THE REQUEST: Retype only what runs from the first line of the listing to the line holding "x = list(range(-25, 20))", both included. Do not retype the pictures.

start

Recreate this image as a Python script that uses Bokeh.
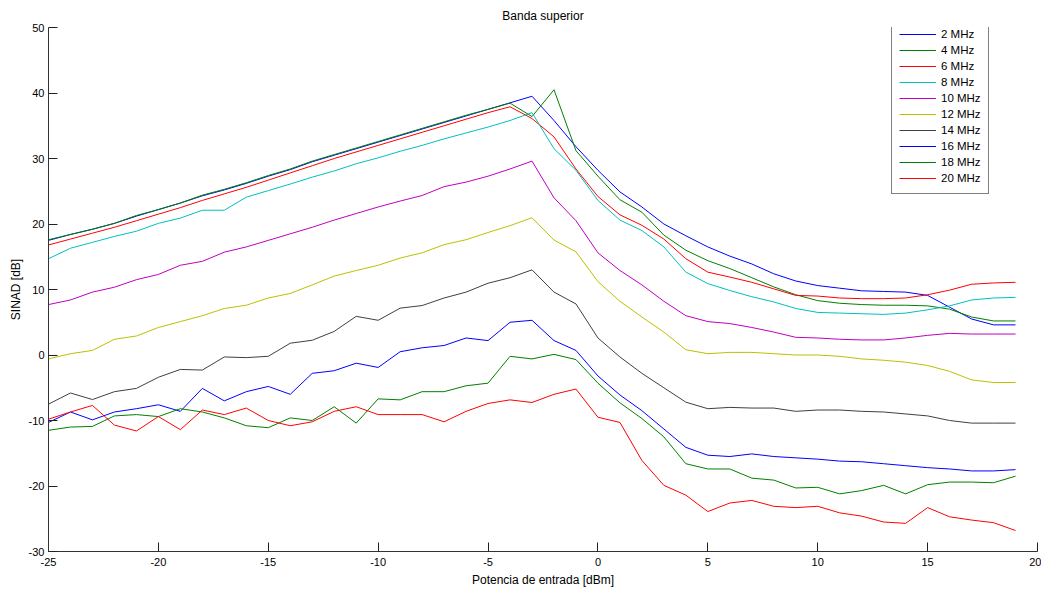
from bokeh.plotting import figure
from bokeh.models import Legend, LegendItem, Range1d, FixedTicker
from bokeh.embed import file_html
from bokeh.resources import INLINE

x = list(range(-25, 20))

labels = ["2 MHz", "4 MHz", "6 MHz", "8 MHz", "10 MHz",
          "12 MHz", "14 MHz", "16 MHz", "18 MHz", "20 MHz"]

s2 = [17.5, 18.4, 19.2, 20.1, 21.2, 22.2, 23.2, 24.3, 25.2, 26.2, 27.3, 28.3, 29.5, 30.5, 31.5,
      32.5, 33.5, 34.5, 35.5, 36.5, 37.5, 38.5,
      39.5, 35.8, 31.8, 28.2, 24.9, 22.6, 20.0, 18.2, 16.5, 15.1, 13.9, 12.4, 11.3, 10.6, 10.2,
      9.8, 9.7, 9.6, 9.1, 7.3, 5.5, 4.6, 4.6]
s4 = [17.6, 18.4, 19.2, 20.1, 21.3, 22.2, 23.2, 24.4, 25.3, 26.3, 27.4, 28.4, 29.6, 30.6, 31.6,
      32.6, 33.6, 34.6, 35.6, 36.6, 37.5, 38.45,
      36.4, 40.5, 31.2, 27.3, 23.7, 21.8, 18.3, 16.0, 14.4, 13.2, 11.8, 10.4, 9.2, 8.3, 7.9,
      7.7, 7.6, 7.6, 7.5, 7.0, 5.8, 5.2, 5.2]
s6 = [16.8, 17.7, 18.6, 19.5, 20.5, 21.5, 22.5, 23.6, 24.6, 25.6, 26.7, 27.8, 28.9, 30.0, 31.0,
      32.0, 33.0, 34.0, 35.0, 36.0, 37.0, 37.9,
      36.1, 33.3, 28.4, 24.2, 21.4, 19.8, 17.7, 14.7, 12.65, 11.9, 11.1, 10.1, 9.1, 9.0, 8.7,
      8.6, 8.6, 8.7, 9.2, 9.9, 10.8, 11.0, 11.1]
s8 = [14.7, 16.3, 17.2, 18.1, 18.9, 20.1, 20.9, 22.1, 22.1, 24.1, 25.1, 26.1, 27.15, 28.1, 29.2,
      30.1, 31.1, 32.0, 33.0, 33.9, 34.8, 35.8, 37.0,
      31.5, 28.2, 23.6, 20.6, 19.0, 16.5, 12.65, 10.9, 9.85, 8.9, 8.1, 7.1, 6.5, 6.4, 6.3,
      6.2, 6.4, 6.9, 7.5, 8.4, 8.7, 8.8]
s10 = [7.7, 8.4, 9.6, 10.35, 11.5, 12.3, 13.7, 14.3, 15.7, 16.5, 17.5, 18.5, 19.5, 20.6, 21.6,
       22.6, 23.5, 24.35, 25.7, 26.4, 27.3, 28.4, 29.6,
       24.0, 20.5, 15.6, 12.9, 10.7, 8.2, 6.0, 5.1, 4.8, 4.2, 3.5, 2.7, 2.6, 2.4, 2.3,
       2.3, 2.6, 3.0, 3.3, 3.2, 3.2, 3.2]
s12 = [-0.6, 0.2, 0.7, 2.4, 2.9, 4.2, 5.1, 6.0, 7.1, 7.6, 8.7, 9.4, 10.7, 12.05, 12.9,
       13.7, 14.8, 15.6, 16.85, 17.6, 18.7, 19.75, 20.95,
       17.55, 15.75, 11.2, 8.2, 5.8, 3.5, 0.8, 0.2, 0.4, 0.4, 0.2, 0.0, 0.0, -0.2, -0.6,
       -0.8, -1.1, -1.6, -2.5, -3.8, -4.2, -4.2]
s14 = [-7.5, -5.8, -6.8, -5.6, -5.1, -3.4, -2.2, -2.3, -0.3, -0.4, -0.2, 1.8, 2.25, 3.6, 5.9,
       5.3, 7.15, 7.55, 8.7, 9.6, 10.96, 11.8, 13.0,
       9.6, 7.8, 2.6, -0.3, -2.8, -5.0, -7.2, -8.2, -8.0, -8.1, -8.1, -8.6, -8.4, -8.4, -8.6,
       -8.7, -9.0, -9.3, -10.0, -10.4, -10.4, -10.4]
s16 = [-10.3, -8.7, -9.9, -8.7, -8.2, -7.6, -8.6, -5.1, -7.0, -5.6, -4.8, -6.0, -2.8, -2.4, -1.25,
       -1.9, 0.5, 1.1, 1.45, 2.6, 2.2, 5.0, 5.3,
       2.2, 0.7, -3.2, -6.1, -8.5, -11.3, -14.1, -15.3, -15.5, -15.1, -15.5, -15.7, -15.9, -16.2, -16.3,
       -16.6, -16.9, -17.2, -17.4, -17.7, -17.7, -17.5]
s18 = [-11.5, -11.0, -10.9, -9.3, -9.1, -9.4, -8.2, -8.7, -9.6, -10.8, -11.1, -9.6, -10.0, -7.9, -10.4,
       -6.7, -6.85, -5.6, -5.6, -4.7, -4.3, -0.2, -0.6,
       0.1, -0.7, -4.3, -7.3, -9.7, -12.5, -16.6, -17.4, -17.4, -18.8, -19.1, -20.3, -20.2, -21.2, -20.7,
       -19.9, -21.2, -19.8, -19.4, -19.4, -19.5, -18.5]
s20 = [-9.8, -8.7, -7.7, -10.7, -11.6, -9.4, -11.4, -8.4, -9.1, -8.1, -10.0, -10.8, -10.2, -8.6, -7.9,
       -9.1, -9.1, -9.1, -10.2, -8.6, -7.4, -6.85, -7.25,
       -6.0, -5.2, -9.5, -10.3, -16.1, -19.9, -21.4, -23.9, -22.6, -22.2, -23.1, -23.3, -23.1, -24.1, -24.6,
       -25.5, -25.7, -23.3, -24.7, -25.2, -25.6, -26.8]

series = [s2, s4, s6, s8, s10, s12, s14, s16, s18, s20]
colors = ["#0000ff", "#008000", "#ff0000", "#00bfbf", "#bf00bf",
          "#bfbf00", "#404040", "#0000ff", "#008000", "#ff0000"]

x_ticks = [-25, -20, -15, -10, -5, 0, 5, 10, 15, 20]
y_ticks = [-30, -20, -10, 0, 10, 20, 30, 40, 50]

FONT = "Liberation Sans"

p = figure(width=1041, height=591,
           x_range=Range1d(-25, 20), y_range=Range1d(-30, 50),
           output_backend="svg", toolbar_location=None,
           min_border_left=48, min_border_top=27, min_border_right=4, min_border_bottom=40,
           title="Banda superior")

p.title.align = "center"
p.title.text_font = FONT
p.title.text_font_size = "12px"
p.title.text_font_style = "normal"
p.title.text_color = "#000000"
p.title.standoff = 9
p.title.offset = 0

p.outline_line_color = None
p.xgrid.visible = False
p.ygrid.visible = False
p.background_fill_color = "white"
p.border_fill_color = "white"

p.xaxis.ticker = FixedTicker(ticks=x_ticks)
p.yaxis.ticker = FixedTicker(ticks=y_ticks)
p.xaxis.major_label_overrides = {t: str(t) for t in x_ticks}
p.yaxis.major_label_overrides = {t: str(t) for t in y_ticks}
for ax in (p.xaxis[0], p.yaxis[0]):
    ax.major_tick_in = 9
    ax.major_tick_out = 0
    ax.minor_tick_in = 0
    ax.minor_tick_out = 0
    ax.axis_line_color = "#333333"
    ax.major_tick_line_color = "#222222"
    ax.major_label_text_font = FONT
    ax.major_label_text_font_size = "11px"
    ax.major_label_text_color = "#000000"
    ax.axis_label_text_font = FONT
    ax.axis_label_text_font_size = "12px"
    ax.axis_label_text_font_style = "normal"
    ax.axis_label_text_color = "#000000"

p.xaxis.axis_label = "Potencia de entrada [dBm]"
p.yaxis.axis_label = "SINAD [dB]"
p.xaxis.major_label_standoff = 6
p.xaxis.axis_label_standoff = 4
p.yaxis.major_label_standoff = 4
p.yaxis.axis_label_standoff = 3

items = []
for lab, ys, c in zip(labels, series, colors):
    r = p.line(x, ys, line_color=c, line_width=1)
    items.append(LegendItem(label=lab, renderers=[r]))

legend = Legend(items=items, location=(843, 357))
legend.border_line_color = "#000000"
legend.border_line_width = 1
legend.background_fill_color = "white"
legend.background_fill_alpha = 1.0
legend.padding = 7
legend.spacing = 0
legend.margin = 0
legend.glyph_height = 16
legend.glyph_width = 37
legend.label_height = 16
legend.label_standoff = 5
legend.label_text_font = FONT
legend.label_text_font_size = "11.5px"
legend.label_text_color = "#000000"
p.add_layout(legend)

open("out.html", "w").write(file_html(p, INLINE))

end

SOLVED EXERCISE:
Recreate this image as a Python script that uses Bokeh.
from bokeh.plotting import figure
from bokeh.models import Legend, LegendItem, Range1d, FixedTicker
from bokeh.embed import file_html
from bokeh.resources import INLINE

x = list(range(-25, 20))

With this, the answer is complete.